Masahiro Tsuboi, MD, discusses treatment with osimertinib for patients with EGFR-mutated non–small cell lung cancer and central nervous system disease recurrence.
Masahiro Tsuboi, MD, a surgeon at the National Cancer Center Hospital East in Japan, discusses treatment with osimertinib (Tagrisso) for patients with EGFR-mutated non–small cell lung cancer (NSCLC) and central nervous system (CNS) disease recurrence.
EGFR tyrosine kinase inhibitors (TKIs) are standard of care for patients with NSCLC and EGFR mutations in the adjuvant setting. Previous studies have suggested their use in the resectable setting, according to Tsuboi. Disease recurrence can be local or distant for patients with resected NSCLC, and the type of recurrence impacts outcome after surgery. Local recurrence is associated with a longer survival outcome compared with distant recurrence.
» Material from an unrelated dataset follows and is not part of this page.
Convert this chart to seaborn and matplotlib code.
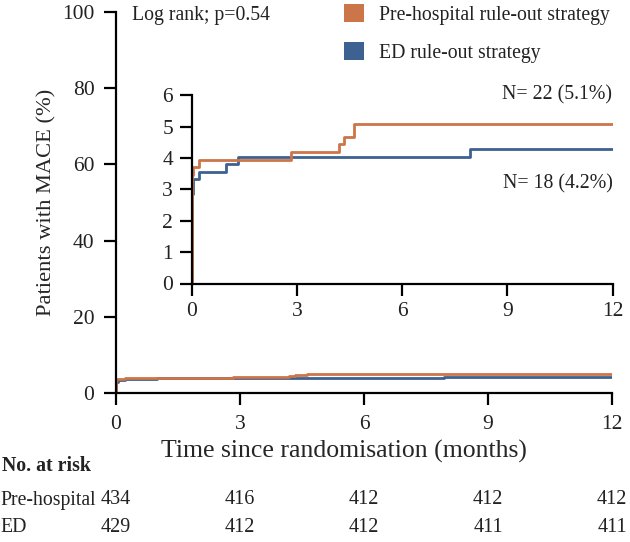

CNS metastases are common for patients with EGFR mutations. Tsuboi says an example of this is the adjuvant RADIANT study (NCT00373425), where 77% of the recurrence in patients with NSCLC receiving erlotinib (Tarceva) had CNS involvement. CNS metastases indicate a poor prognosis for these patients and remains an unmet need in this setting. By preventing CNS recurrence, patient outcomes will improve, Tsuboi says.
Osimertinib has shown clinical significance for exposure in the brain compared with other EGFR TKIs and has shown greater penetration of the blood-brain barrier.